Dear Nota Poin, 

thanks for your thoughts. If Racket is such a mess for you, why do you bother 
to participate here? Do you find anything attractive about it or is someone 
putting a "gun to your head" and says "use it"? 

As for your specific pain points, some are right on, some show an understanding 
of programming of the 1970s, some fail to see that a language is a living 
organism in search of light, and some more don't accept that Racket is also a 
research vehicle -- it's not just some random amalgam of stuff but the "living 
organism" result of serious research on programming languages, based on decades 
of thought, readings, reflection, experimentation, and brute-force labor. When 
you look at something like Racket, you need to keep this in mind. 

-- Matthias





On Feb 15, 2016, at 5:40 AM, Nota Poin <notap...@gmail.com> wrote:

> On Saturday, February 13, 2016 at 5:35:09 PM UTC, Saša Janiška wrote:
>> So, at the end I just wonder how is it that such Wonderland is not
>> discovered by much more people?
> 
> Startup is slow. Intractable problem, JIT compiling just takes time, and 
> can't be cached beforehand. Like with pypy vs cpython, efficient JIT means 
> more number crunching at startup.
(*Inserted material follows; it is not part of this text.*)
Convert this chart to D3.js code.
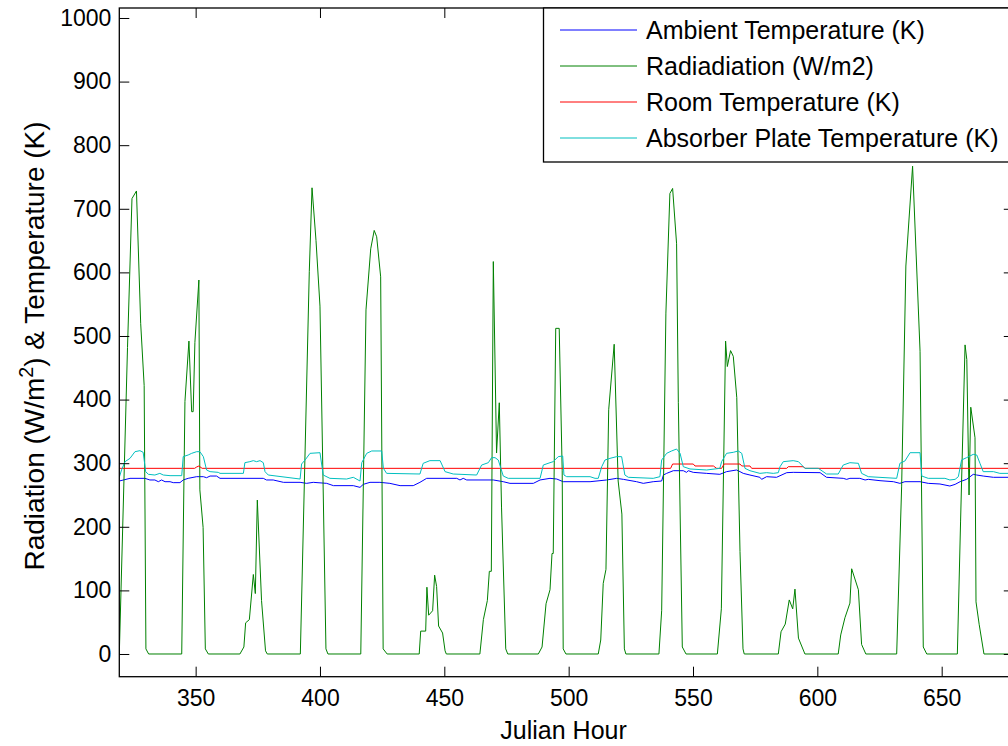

When people are willing to throw out 
> optimal code for fast startup, maybe racket can support that, but it isn't 
> exactly a high priority. Complex flexible syntax means even compiled code 
> takes longer to JIT than say for instance java bytecode.
> 
> Big requirements. Lots of memory, lots of CPU. Not a viable target for 
> embedded systems or mobile devices. Takes forever to compile. At least it's 
> not spending 80% of the compilation anymore, creating that massive javascript 
> blob that they call "documentation". Not such a problem on systems where it's 
> already compiled, but some people actually like open source.
> 
> Too many ways to do core things. Do you want to use the foof-loop macro? 
> cl-loop? for? for/fold? foldl? (let loop ([arg arg]))? ((lambda (boing arg) 
> (boing boing arg)) (lambda (next arg) ...) arg)? (define (recurse arg) 
> (recurse arg arg))? 
> 
> When you take a simple example and try to customize it to your needs, more 
> often than not (I at least) end up buried in pages of fiddling with the guts 
> of the algorithm, because as soon as you depart from the norm it quickly 
> becomes overwhelmingly complex as you expose the innards of whatever system 
> you're trying to adapt to your needs.
> 
> Too pedantic. This isn't hygenic! That's not allowed! More often than not 
> it's saving you from screwing up, but with errors like "permission denied" 
> and "bad syntax" it feels like you're being chided by a 70 year old 
> librarian. At least it's not as bad as java. Lots of full on phrases, when 
> typing abbreviations would be easier. (require (only-in a b)) vs "from a 
> import b" or "import a: b"
> 
> Racket is a _lot_ better at that lately. It used to have things like (eval) 
> didn't work, because there was no %app syntax transformer by default, because 
> that would be correct, as opposed to what anybody actually wants. You can 
> actually throw away hygiene without a lot of horrible overrides, and it's 
> better at intuiting just what you mean by turning datum into syntax.
> 
> Not bare metal enough. Not because of speed, but because of barriers to 
> understanding. Okay, so a computer is a bunch of switches, and some switches 
> turn others on or off. Cool, and that's how you make an adder circuit. Now 
> what switches will make a lambda? It's abstract, optimized at runtime, 
> inscrutable, not what you think it is, rewritten, transformed magic? Uh huh, 
> I'm just gonna go call a function in C thanks.
> 
> Too meta. Flexible syntax is awesome for simplifying and compartmentalizing 
> logic, but when you have syntax that produces syntax it gets harder to 
> understand just what you're doing. People don't realize this, so write lots 
> of crazy racket code that throws away first order functions for the "faster" 
> syntax transformations when the former would work fine and not leave people 
> at a loss to figure what the letters you typed are supposed to do.
> 
> Too powerful. It's a language that can define new languages from whole cloth. 
> It's a compiler of compilers. It's like trying to use a jet engine to propel 
> your tricycle.
> 
> Too interdependent. Writer of cool module A sees cool module B, uses that, 
> which uses cool module C, which uses D, E and F, etc. It's not as bad as 
> perl, and not nearly as bad as C++, but reducing module interdependency, at 
> the cost of redundant code, is a slow process to get right.
> 
> Continuations are slower than jumps. Can't implement the latter with the 
> former, since you always have to be ready to capture the current 
> continuation. Racket's one of the best schemes at fast continuations, but 
> every scheme except bigloo (which cops out by disabling continuations) faces 
> the problem that "create a closure, and jump" is more expensive than "jump."